Major credit-ratings companies will probably only consider taking decisive action on South Africa’s junk assessment after the governing party elects a new leader and more detailed plans to tackle the state-owned power utility’s unsustainable debt burden are announced.
South Africa’s credit ratings are at their lowest levels since they were first assigned almost three decades ago. Moody’s Investors Service and S&P Global Ratings are both due to publish reviews Friday, with Fitch Ratings expected to follow soon after.
While last month’s budget update showed an improvement in the trajectory of government debt and fiscal deficit metrics, and recently announced energy sector reforms are expected to eventually revive economic growth, the outlook for public finances remains clouded.

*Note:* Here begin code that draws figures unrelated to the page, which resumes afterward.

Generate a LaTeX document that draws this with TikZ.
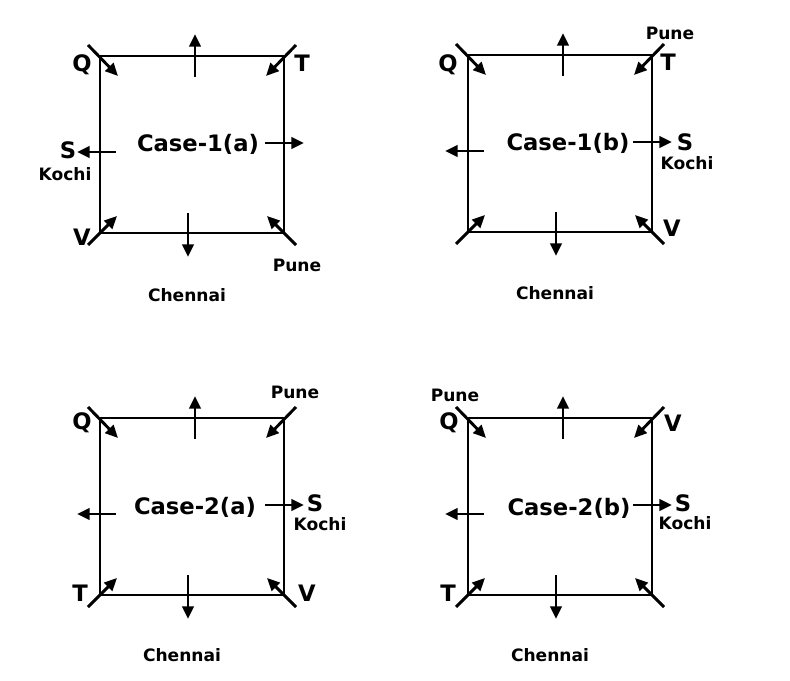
\documentclass[tikz,border=0pt]{standalone}
\usepackage{fontspec}
\setmainfont{DejaVu Sans}
\usetikzlibrary{arrows.meta}
\tikzset{
  wall/.style={line width=2.2pt},
  way/.style={line width=2.2pt,-{Triangle[length=9.5pt,width=8.5pt]}},
  corner/.style={font=\bfseries\fontsize{17}{20}\selectfont,inner sep=0pt},
  city/.style={font=\bfseries\fontsize{12.8}{15}\selectfont,inner sep=0pt},
  casename/.style={font=\bfseries\fontsize{17}{20}\selectfont,inner sep=0pt}
}
% square with the eight ways out of it
\newcommand{\plan}{%
\draw[wall] (0,0) rectangle (184,177);
\draw[way] (-12,-11) -- (18,20);
\draw[way] (196,-11) -- (166,20);
\draw[way] (-12,189) -- (17,160);
\draw[way] (196,189) -- (167,160);
\draw[way] (95,21) -- (95,-22);
\draw[way] (88,157) -- (88,201);
\draw[way] (16,96) -- (-23,96);
\draw[way] (165,87) -- (204,87);
}
\begin{document}
\begin{tikzpicture}[x=0.75pt,y=-0.75pt]
\useasboundingbox (0,0) rectangle (790,681);
%
\begin{scope}[shift={(100,56)}]
\plan
\node[casename](c1a) at (98,88) {Case-1(a)};
\node[corner](q1a) at (-18,9) {Q};
\node[corner](t1a) at (202,7) {T};
\node[corner](s1a) at (-32,94) {S};
\node[city](k1a) at (-35,118) {Kochi};
\node[corner](v1a) at (-18,181) {V};
\node[city](p1a) at (197,209) {Pune};
\node[city](ch1a) at (87,239) {Chennai};
\end{scope}
%
\begin{scope}[shift={(468,55)}]
\plan
\node[casename](c1b) at (100,88) {Case-1(b)};
\node[corner](q1b) at (-20,10) {Q};
\node[city](p1b) at (202,-22) {Pune};
\node[corner](t1b) at (200,7) {T};
\node[corner](s1b) at (217,87) {S};
\node[city](k1b) at (219,108) {Kochi};
\node[corner](v1b) at (204,173) {V};
\node[city](ch1b) at (87,238) {Chennai};
\end{scope}
%
\begin{scope}[shift={(100,418)}]
\plan
\node[casename](c2a) at (95,89) {Case-2(a)};
\node[city](p2a) at (195,-26) {Pune};
\node[corner](q2a) at (-18,5) {Q};
\node[corner](s2a) at (215,85) {S};
\node[city](k2a) at (220,106) {Kochi};
\node[corner](t2a) at (-20,175) {T};
\node[corner](v2a) at (207,175) {V};
\node[city](ch2a) at (82,237) {Chennai};
\end{scope}
%
\begin{scope}[shift={(468,418)}]
\plan
\node[casename](c2b) at (101,90) {Case-2(b)};
\node[city](p2b) at (-13,-23) {Pune};
\node[corner](q2b) at (-19,5) {Q};
\node[corner](v2b) at (205,5) {V};
\node[corner](s2b) at (215,85) {S};
\node[city](k2b) at (217,105) {Kochi};
\node[corner](t2b) at (-20,175) {T};
\node[city](ch2b) at (82,237) {Chennai};
\end{scope}
\end{tikzpicture}
\end{document}
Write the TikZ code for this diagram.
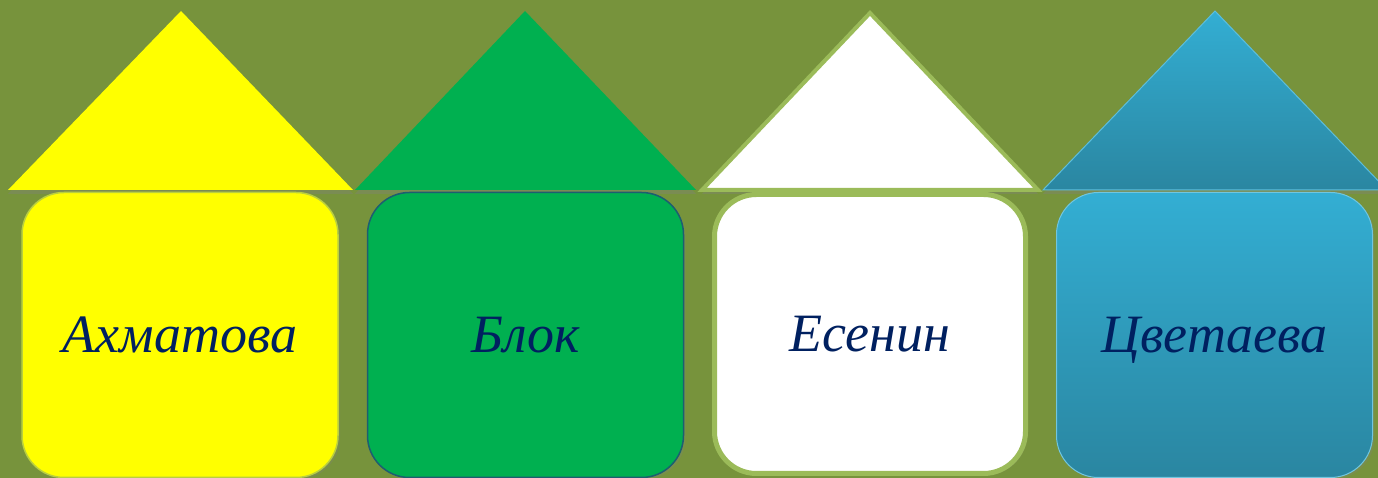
\documentclass[tikz,border=0pt]{standalone}
\usepackage{fontspec}
\setmainfont{Liberation Serif}
\usepackage{xcolor}
\usetikzlibrary{shadows}

\definecolor{olive}{HTML}{77933C}
\definecolor{lemon}{HTML}{FFFF00}
\definecolor{leaf}{HTML}{00B050}
\definecolor{sky}{HTML}{33AED3}
\definecolor{deepsky}{HTML}{2A86A1}
\definecolor{moss}{HTML}{9BBB59}
\definecolor{navy}{HTML}{002060}

\tikzset{
  wall/.style={rounded corners=42pt, minimum width=316pt, minimum height=285pt,
    inner sep=0pt, text depth=0pt, font=\itshape\fontsize{54}{60}\selectfont, text=navy,
    drop shadow={shadow xshift=2pt, shadow yshift=-2pt, opacity=0.25}},
  roof/.style={drop shadow={shadow xshift=0pt, shadow yshift=-4pt, opacity=0.35}}
}

\begin{document}
\begin{tikzpicture}[x=1pt, y=1pt]
\fill[olive] (0,0) rectangle (1378,478);
\useasboundingbox (0,0) rectangle (1378,478);

% roofs
\coordinate (top1) at (181,467);
\coordinate (top2) at (525,467);
\coordinate (top3) at (870,465);
\coordinate (top4) at (1215,467);

\fill[lemon, roof] (top1) -- ++(-173,-179) -- ++(345,0) -- cycle;
\fill[leaf, roof] (top2) -- ++(-170,-179) -- ++(341,0) -- cycle;
\filldraw[white, draw=moss, line width=4pt, line join=miter, roof] (top3) -- ++(-168,-177) -- ++(336,0) -- cycle;
\shade[top color=sky, bottom color=deepsky, draw=sky!80!white, line width=1pt, roof] (top4) -- ++(-172,-179) -- ++(344,0) -- cycle;

% walls
\node[wall, fill=lemon, draw=moss!70!lemon, line width=1.5pt] (wall1) at (180,143) {Ахматова};
\node[wall, fill=leaf, draw=deepsky!70!black, line width=1.5pt] (wall2) at (525.5,143) {Блок};
\node[wall, fill=white, draw=moss, line width=5pt, minimum width=311pt, minimum height=279pt] (wall3) at (870,144) {Есенин};
\node[wall, top color=sky, bottom color=deepsky, draw=sky!70!white, line width=1pt] (wall4) at (1214.5,143) {Цветаева};
\end{tikzpicture}
\end{document}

Questions about pending debt relief for power company Eskom will only be answered in February. There’s also uncertainty over how the government will respond to pleas for increased support from other state companies, higher-than-budgeted pay demands by civil servants, calls to expand the social welfare net, and a potential deterioration in South Africa’s terms of trade and global economic prospects.
“Better fiscal numbers are offset by global and local risks as well as slow progress on energy and transport reforms,” said Sanisha Packirisamy, an economist at Momentum Investments. “As such, we expect no change from the rating agencies at the upcoming reviews.”
Ratings companies are also expected to adopt a wait-and-see approach ahead of the governing African National Congress’s elective conference next month. President Cyril Ramaphosa, who is considered business- and market-friendly, is widely expected to seek — and win — a second term as party leader, although his party has yet to announce the candidates who’ve met the nominations thresholds to contest top posts.
If “politics and policy keep on improving” the three companies may all upgrade their outlooks to positive around March, Johann Els, chief economist at Old Mutual Investment Group, said in an interview.
Still, the government has a long way to go to return debt — now seen peaking at 71.4% of gross domestic product in the current fiscal year — to levels of about 30% that were last seen before the global financial crisis, and to stabilise the budget shortfall at about 3% of GDP, according to Els.
“It’s going to be a while still before we get an actual upgrade in the rating and longer still before we get to investment grade,” he said.